После того, как все расселись вокруг стола, Распутин поцеловал милую Муню, затем осведомился, принес ли Юсупов инструмент, и когда тот согласно кивнул, попросил что-нибудь сыграть и спеть. Феликс, только взглянув на этого веселого мужика, задрожал от внутреннего отвращения, но мило улыбнулся, взял в руки гитару и начал исполнять цыганские романсы. Григорий Ефимович слушал, удобно расположившись в кресле, с выражением детского счастья и умиления на морщинистом лице. Он хотел слушать еще и еще, и Юсупов без устали играл то веселые, то грустные мотивы, перебирал ухоженными тонкими пальцами струны гитары.

Утром 16 декабря князь Феликс отправился в свой дворец на Мойке, чтобы сделать последние приготовления к убийству старца, которое должно было состояться в этот вечер. Игра на гитаре сделала свое дело, и Юсупов сумел полностью втереться в доверие к Распутину. После того вечера, когда он у Головиных в первый раз пел и играл для Григория Ефимовича, тот стал относиться к нему, как к самому преданному другу; Феликс часто навещал его на Гороховой, и старец был неподдельно счастлив. Казалось, любовь совершенно ослепила его. Феликс был у своей жертвы, как у себя дома, и даже под предлогом болей в груди позволил вылечить себя его «чудодейственными магнетическими движениями». Но одновременно он вместе с остальными участниками заговора уже сделал все необходимое для осуществления убийства.
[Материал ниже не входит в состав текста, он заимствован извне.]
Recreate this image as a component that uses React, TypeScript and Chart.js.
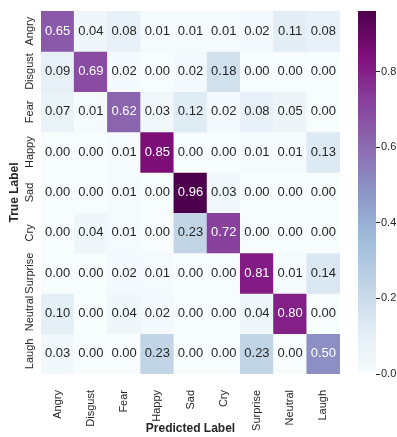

Во время многочисленных совещаний Юсупов и Пуришкевич самым тщательным образом обсудили все подробности плана. День 16 декабря был назначен для ликвидации Распутина. Для осуществления преступления заговорщики выбрали нежилое подвальное помещение Юсуповского дворца на Мойке, потому что оттуда никакой шум не мог прорваться наружу. Уже был найден предлог, под которым туда следовало заманить старца: Григорий Ефимович давно изъявлял желание познакомиться с супругой князя Феликса, прекрасной, молодой Ириной Александровной, и это обстоятельство должно было стать последним еще отсутствовавшим звеном в цепочке плана Юсупова.

Хотя в действительности Ирина Александровна находилась совсем не в Петербурге, а в Крыму, Юсупов заявил старцу, что его жена желает видеть его у себя, так как чувствует себя не совсем здоровой и хотела бы, чтобы он ее вылечил. Григорий Ефимович очень обрадовался этому, ни минуты не сомневаясь и с благодарностью принял приглашение Юсупова на вечер 16 декабря. Правда, как утверждал Феликс, прийти желательно попозже, потому что родители князя не расположены к старцу и поэтому ничего не должны знать о его визите. Обычно такой осторожный и хитрый Распутин доверчиво слушал эти, в какой-то мере сомнительные речи, ничего не подозревая, и даже пообещал, что никому не расскажет, где собирается провести этот вечер.

Заручившись согласием своей жертвы, князь с величайшей осмотрительностью занялся соответствующей подготовкой своего дома. Подвал, в котором должно было произойти убийство, был прежде частью винного погреба, но теперь его переделали в столовую и завесили коврами. Комната имела каменный пол, довольно низкий сводчатый потолок, два узких окна, выходивших на Мойку чуть выше тротуара.

Так как удачный исход всей операции зависел от того, произведет ли комната впечатление жилой, Феликс велел принести из кладовой красивую мебель — деревянные, резные и обтянутые кожей стулья, столы и шкафы, среди них также один с инкрустацией тонкой работы, с множеством зеркал и бронзовых статуэток.

С помощью своего камердинера Нефедова Юсупов обставил помещение как можно более уютно, повесил на окна портьеры, застелил каменный пол дорогими персидскими коврами и медвежьими шкурами, поставил на полку большого камина из красного гранита несколько позолоченных кувшинов, старинную глиняную тарелку и фигурки из слоновой кости, а посреди комнаты велел поставить стол, за которым Распутин должен был свершить свою последнюю предсмертную трапезу. Затем он приказал слугам накрыть стол на шесть персон, приготовить чай, пирожные и вино. Когда все будет готово, они должны будут запереться в людской и не покидать ее до утра.